Hacker News new | ask | show | jobs
by diplocorp 2662 days ago
Do you mind shedding light on how such click fraud is detected?
2 comments

The most usual technique is to setup click baits/traps, once you click on a trap link you (= IP or UID via cookie) are added to an ignore list, where all your actions are not invoiced to advertisers. Simple and works,
This actually sounds ideal for me too. Please ignore me and stop tracking me.
They didn't say they stopped tracking you, just that they didn't charge the advertisers.
But in that case it still looks like an effective way of fighting that business model.
Or to receive more aggressive advertising/you are using ad nauseum overlays.
Aggressively advertising to someone you know hates ads is stupid. They'll just boycott you in spite.
LOL. Of course they're still charging the advertisers.
That sounds correct, don’t pay ad placements, but do charge advertisers. Right up there with usual adtech morals.
Off course traps is not the only technique. What's also checked: do you use datacenter IP or not, which country/location, does your browser footprint looks like what you send by headers and user agent, some may even validate if you move mouse like a human (check how recaptca works). And also take into account that adtech companies have a lot of statistics to analyze, so single click will not be detected, but thousands likely will be.
This is effective. After all that is said and done. Ad marketplaces stop bidding on your pageview (at least, the quality ones do). Over time fewer networks want your impression and the publisher ends up seeing a worse RoI on ads.
What would happen if there would be a popular extension that would share UID cookies between all its users?
That’s a great idea :)
How do you put an ad trap? A selenium bot only clicks on what a user can see... I doubt you could notice the difference
This extension doesn't use selenium, plus that's not entirely true, selenium sees HTML and DOM while a user sees the final render; there's ways you can hide content from a user while showing it to Selenium-style bots.
I thought selenium will throw an exception when an element being clicked is not actually visible.
If “ignore all clicks from a user that clicks >3 ads on a page” isn’t good enough for an ad network, it can add three or four ‘ads’ that technically are visible, but the same color as the page background. If a user clicks a few of them, ignore all clicks from that user on that page.

AdNauseam could detect that, too, but it gets exceedingly hard, slowing down the user’s browser. So, I think the ad network can win that battle.

Does it? I don't think you can reliably identify whether something is visible if the other site, which controls the CSS, does not want you to. It's a classical arms race situation.

    <span style="opacity: 0.001">Trap!</span>
Selenium can reliably do that, as it is a proper webbrowser controlled through an API
Yes, but it is not a human eye and brain.
Except that publishers will compare their own GA or MOAT data against what you’re reporting and wonder why the hell you’re reporting significantly fewer impressions than other networks and their own tools.
But how do you discern real users from fake ones? Do you search for specific plugins? And what about bots which are using headless sessions?
First like varelaz says, one important criteria is your ISP. MaxMind provides information whether you are "Corporate" or Residential. Generally when you are Corporate / Datacenter, you get into a low-quality tier or even no ads at all for some networks.

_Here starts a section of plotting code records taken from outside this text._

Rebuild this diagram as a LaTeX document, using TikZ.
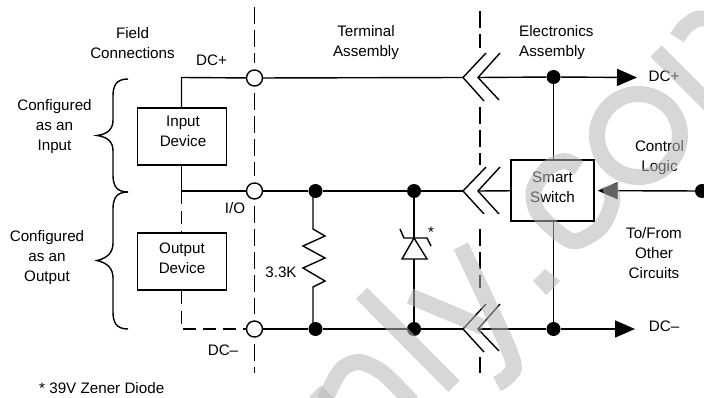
\documentclass[tikz,border=0pt]{standalone}
\usepackage{fontspec}
\setmainfont{Liberation Sans}
\usetikzlibrary{arrows.meta}
\definecolor{wmgray}{gray}{0.714}
\tikzset{
    wire/.style={line width=1.4pt},
    dashwire/.style={line width=1.4pt, dash pattern=on 17pt off 6pt},
    fieldwire/.style={line width=1.4pt, dash pattern=on 13pt off 7pt},
    term/.style={circle, draw, line width=1.4pt, fill=white, minimum size=16pt, inner sep=0pt},
    jdot/.style={circle, fill=black, minimum size=14pt, inner sep=0pt},
    devbox/.style={draw, line width=1.4pt, minimum width=89pt, minimum height=57pt, inner sep=0pt},
    txt/.style={align=center, inner sep=0pt, font=\fontsize{15.2}{20}\selectfont},
    bigtip/.style={-{Triangle[length=20pt,width=17pt]}},
    wmark/.style={line width=16pt, draw=wmgray, opacity=0.55}
}
\begin{document}
\begin{tikzpicture}[x=1pt, y=-1pt]
    \useasboundingbox (0, 0) rectangle (704, 398);
    \node[term] (t1) at (254.5, 78) {};
    \node[term] (t2) at (254.5, 191) {};
    \node[term] (t3) at (254.5, 329) {};
    \node[jdot] (a1) at (553.5, 77) {};
    \node[jdot] (b1) at (315.5, 191) {};
    \node[jdot] (b2) at (414, 191) {};
    \node[jdot] (b3) at (702, 191) {};
    \node[jdot] (c1) at (315.5, 329) {};
    \node[jdot] (c2) at (414, 329) {};
    \node[jdot] (c3) at (553.5, 329) {};
    \node[devbox] (input) at (181.75, 136.5) {};
    \node[devbox] (output) at (181.75, 261.5) {};
    \node[draw, line width=1.4pt, minimum width=83pt, minimum height=61pt, inner sep=0pt] (smart) at (552.5, 190.5) {};
    \coordinate (p1) at (181.5, 77.5);
    \coordinate (p2) at (181.5, 191);
    \coordinate (p3) at (181.5, 329);
    \coordinate (top1) at (254.5, 7);
    \coordinate (bot1) at (254.5, 373);
    \coordinate (u1) at (463, 77.5);
    \coordinate (u2) at (478, 77.5);
    \coordinate (v1) at (463, 191);
    \coordinate (v2) at (478, 191);
    \coordinate (w1) at (463, 329);
    \coordinate (w2) at (478, 329);
    \coordinate (aend) at (637, 77.5);
    \coordinate (cend) at (635, 329);
    \draw [dashwire, shorten >=6pt] (top1) to (t1);
    \draw [dashwire, shorten <=6pt, shorten >=6pt] (t1) to (t2);
    \draw [dashwire, shorten <=6pt, shorten >=6pt] (t2) to (t3);
    \draw [dashwire, shorten <=6pt] (t3) to (bot1);
    \draw [dashwire] (480, 11) to (480, 48);
    \draw [dashwire] (480, 107) to (480, 165);
    \draw [dashwire] (480, 229) to (480, 288);
    \draw [dashwire] (480, 357) to (480, 373);
    \draw [wire] (input.north -| p1) to (p1) to (t1);
    \draw [wire] (input.south -| p1) to (p2) to (t2);
    \draw [fieldwire] (p2) to (output.north -| p1);
    \draw [fieldwire] (output.south -| p1) to (p3) to (t3);
    \draw [wire] (t1) to (u1);
    \draw [wire] (t2) to (b1);
    \draw [wire] (b1) to (b2);
    \draw [wire] (b2) to (v1);
    \draw [wire] (t3) to (c1);
    \draw [wire] (c1) to (c2);
    \draw [wire] (c2) to (w1);
    \draw [wire] (486, 53) -- (u1) -- (484, 101);
    \draw [wire] (500, 53) -- (u2) -- (499, 100);
    \draw [wire] (486, 167) -- (v1) -- (484, 214);
    \draw [wire] (500, 167) -- (v2) -- (499, 214);
    \draw [wire] (486, 304) -- (w1) -- (484, 352);
    \draw [wire] (500, 304) -- (w2) -- (499, 351);
    \draw [wire] (u2) to (a1);
    \draw [wire, bigtip] (a1) to (aend);
    \draw [wire] (a1) to (smart.north -| a1);
    \draw [wire] (smart.south -| c3) to (c3);
    \draw [wire] (v2) to (smart);
    \draw [wire, bigtip, shorten >=3pt] (b3) to (smart);
    \draw [wire] (w2) to (c3);
    \draw [wire, bigtip] (c3) to (cend);
    \draw [wire, line join=miter] (313, 191) -- (313, 229) -- (325, 236) -- (303, 246) -- (325, 258) -- (303, 268) -- (325, 281) -- (313, 287) -- (313, 329);
    \draw [wire] (b2) to (414, 238);
    \draw [wire] (414, 259) to (c2);
    \draw [wire] (400, 229) -- (404, 238) -- (427, 238) -- (431, 246);
    \draw [wire] (414, 238) -- (402, 259) -- (427, 259) -- cycle;
    \draw [wire] (128, 79) .. controls (116, 79) and (113, 86) .. (113, 96) -- (113, 120) .. controls (113, 129) and (108, 134) .. (97, 135.5) .. controls (108, 137) and (113, 142) .. (113, 151) -- (113, 175) .. controls (113, 185) and (116, 192) .. (128, 192);
    \draw [wire] (128, 192) .. controls (116, 192) and (113, 199) .. (113, 209) -- (113, 243) .. controls (113, 252) and (108, 258) .. (97, 260.5) .. controls (108, 263) and (113, 269) .. (113, 278) -- (113, 312) .. controls (113, 322) and (116, 329) .. (128, 329);
    \node[txt] (field) at (132.5, 43) {Field\\Connections};
    \node[txt] (term) at (366, 43) {Terminal\\Assembly};
    \node[txt, anchor=west, align=left] (elec) at (519, 43) {Electronics\\Assembly};
    \node[txt] (dcpa) at (211.5, 60) {DC+};
    \node[txt] (dcpb) at (664, 76) {DC+};
    \node[txt] (dcma) at (223, 350) {DC--};
    \node[txt] (dcmb) at (664, 326) {DC--};
    \node[txt] (io) at (235, 208) {I/O};
    \node[txt] (res) at (281, 272) {3.3K};
    \node[txt] (cfgin) at (54.5, 127) {Configured\\as an\\Input};
    \node[txt] (cfgout) at (47, 257.5) {Configured\\as an\\Output};
    \node[txt] (intxt) at (183, 131) {Input\\Device};
    \node[txt] (outtxt) at (182, 258.7) {Output\\Device};
    \node[txt] (smtxt) at (552.5, 187) {Smart\\Switch};
    \node[txt] (ctrl) at (659.5, 158) {Control\\Logic};
    \node[txt] (other) at (654, 253.5) {To/From\\Other\\Circuits};
    \node[txt] (star) at (431, 232) {*};
    \node[txt, anchor=west] (zener) at (39, 388) {* 39V Zener Diode};
    \begin{scope}
        \clip (0, 0) rectangle (704, 398);
        \draw [wmark] (361.7, 293.3) -- (454, 386.3);
        \draw [wmark] (410, 296) -- (483, 327);
        \draw [wmark] plot [smooth] coordinates {(461, 246) (511, 355) (509, 375) (497, 384)};
        \fill [wmgray, opacity=0.55] (545, 269) -- (560, 281) -- (546, 295) -- (533, 281) -- cycle;
        \draw [wmark] plot [smooth] coordinates {(579, 168) (565, 161) (548, 168) (534, 190) (539, 214) (572, 241) (600, 228) (612, 203) (610, 185)};
        \draw [wmark] (638.5, 135.5) circle [radius=41.5];
        \draw [wmark] (656, 51) -- (714, 109);
        \draw [wmark] plot [smooth] coordinates {(677, 38) (685, 27) (697, 19) (712, 19)};
        \draw [wmark] (315, 391) -- (330, 406);
        \draw [wmark] plot [smooth] coordinates {(325, 400) (333, 383) (343, 368) (360, 362) (383, 373) (412, 402)};
    \end{scope}
\end{tikzpicture}
\end{document}
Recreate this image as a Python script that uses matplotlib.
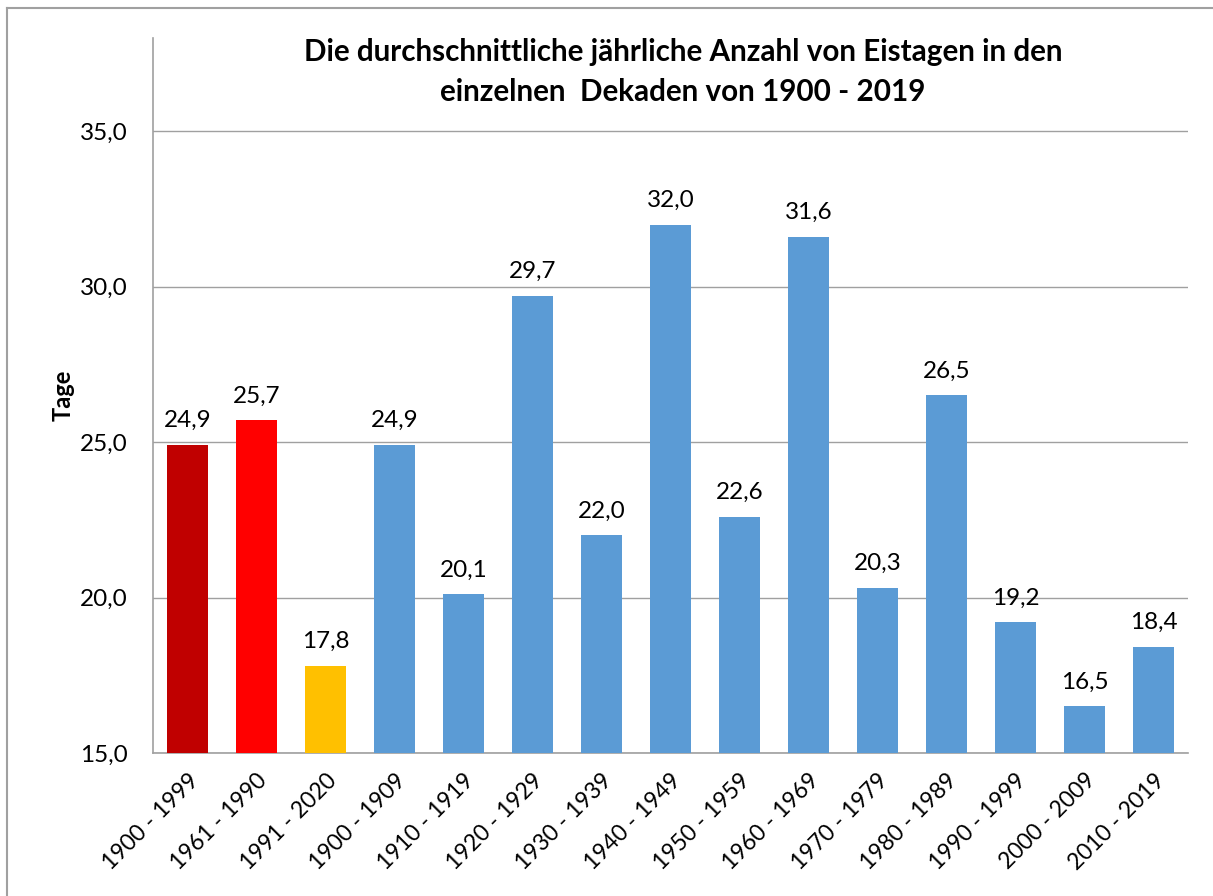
import matplotlib
matplotlib.use("Agg")
import matplotlib.pyplot as plt
from matplotlib.lines import Line2D

categories = ["1900 - 1999", "1961 - 1990", "1991 - 2020", "1900 - 1909", "1910 - 1919",
              "1920 - 1929", "1930 - 1939", "1940 - 1949", "1950 - 1959", "1960 - 1969",
              "1970 - 1979", "1980 - 1989", "1990 - 1999", "2000 - 2009", "2010 - 2019"]
values = [24.9, 25.7, 17.8, 24.9, 20.1, 29.7, 22.0, 32.0, 22.6, 31.6, 20.3, 26.5, 19.2, 16.5, 18.4]
colors = ["#C00000", "#FF0000", "#FFC000"] + ["#5B9BD5"] * 12
yticks = [15, 20, 25, 30, 35]
title = "Die durchschnittliche jährliche Anzahl von Eistagen in den\neinzelnen  Dekaden von 1900 - 2019"
ylabel = "Tage"

plt.rcParams['font.family'] = ['Lato', 'DejaVu Sans']

W, H = 1213, 896
fig = plt.figure(figsize=(W / 100, H / 100), dpi=100)
ax = fig.add_axes([153 / W, 1 - 753 / H, (1188 - 153) / W, (753 - 38) / H])

x = list(range(len(categories)))
bars = ax.bar(x, [v - 15 for v in values], bottom=15, width=0.58, color=colors, zorder=3)
for xi, v in zip(x, values):
    ax.text(xi, v + 0.45, f"{v:.1f}".replace(".", ","), ha="center", va="bottom", fontsize=17.5)

ax.set_xlim(-0.5, len(categories) - 0.5)
ax.set_ylim(15, 38)
ax.set_yticks(yticks)
ax.set_yticklabels([f"{t:.1f}".replace(".", ",") for t in yticks], fontsize=17.5)
ax.set_xticks(x)
ax.set_xticklabels(categories, rotation=45, ha="right", rotation_mode="anchor", fontsize=16.5)
ax.tick_params(axis="y", length=0, pad=18)
ax.tick_params(axis="x", length=0, pad=12)
ax.grid(axis="y", color="#A0A0A0", linewidth=1.0, zorder=0)
for s in ["top", "right"]:
    ax.spines[s].set_visible(False)
for s in ["left", "bottom"]:
    ax.spines[s].set_color("#A0A0A0")
    ax.spines[s].set_linewidth(1.2)
ax.set_ylabel(ylabel, fontsize=17, fontweight="bold", labelpad=4)

fig.text(683 / W, 1 - 72 / H, title, ha="center", va="center", fontsize=21.3,
         fontweight="bold", linespacing=1.55)

# outer border (top and left visible)
fig.add_artist(Line2D([7 / W, 1.0], [1 - 8 / H, 1 - 8 / H], color="#A0A0A0", linewidth=1.5, transform=fig.transFigure))
fig.add_artist(Line2D([7 / W, 7 / W], [0.0, 1 - 8 / H], color="#A0A0A0", linewidth=1.5, transform=fig.transFigure))

fig.savefig("out.png", dpi=100)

Users following invisible links are definitive bots but otherwise, the main idea is to verify the coherence of the headers, and verify if there is a difference between theoretical browser capabilities and reality.

The behaviour is not so important because advertising networks generally have frequency capping support per IP/UID.

Long time ago, lots of fraud bots used to use COM/MSHTML interfaces ( like https://docs.microsoft.com/en-us/previous-versions/windows/i... ) so, even if declaring itself as Chrome, it was obviously an IE.

Now the fraud is more with Android WebViews.

It's very easy to distinguish two browsers, and the browsers that declare themselves "no tracking" are even easier to track in real-life scenario because their signature is very different.

Take two Safari iOS on the same 3G networks, it's very difficult to differentiate them, but take two Brave browsers and it's quite easy to track the user.

CasperJS/PhantomJS/Selenium bots are usually running with the default resolution and they leak some javascript properties like window._phantom, window.Buffer, window.emit or window.webdriver (selenium).

Sounds like I'd prefer a way to get my IP designated as corporate... Mediacom, wanna help? (haha)
Mission accomplished!

or xkcd #810

To add to what has been said in the other comments, even just a simple algorithme and stats can detect that. You don't even need a Machine Learning model. It's rare than someone clicks on ads, even more several times on the same one, and even more if it's several times every day. The behavior of the user will just look like an aberration on the chart with hundreds times more clicks than the next maximum.
Maybe I misinterpret, but this argumentation by you and some others that "this is easily detectable" is _exactly_ the good part. * They want to ignore me? Mission accomplished * They want to discard my clicks and subtract it from the payout? Mission accomplished etc. in any case they are playing the game for me.

"Good day sir, you lose, I said good day!"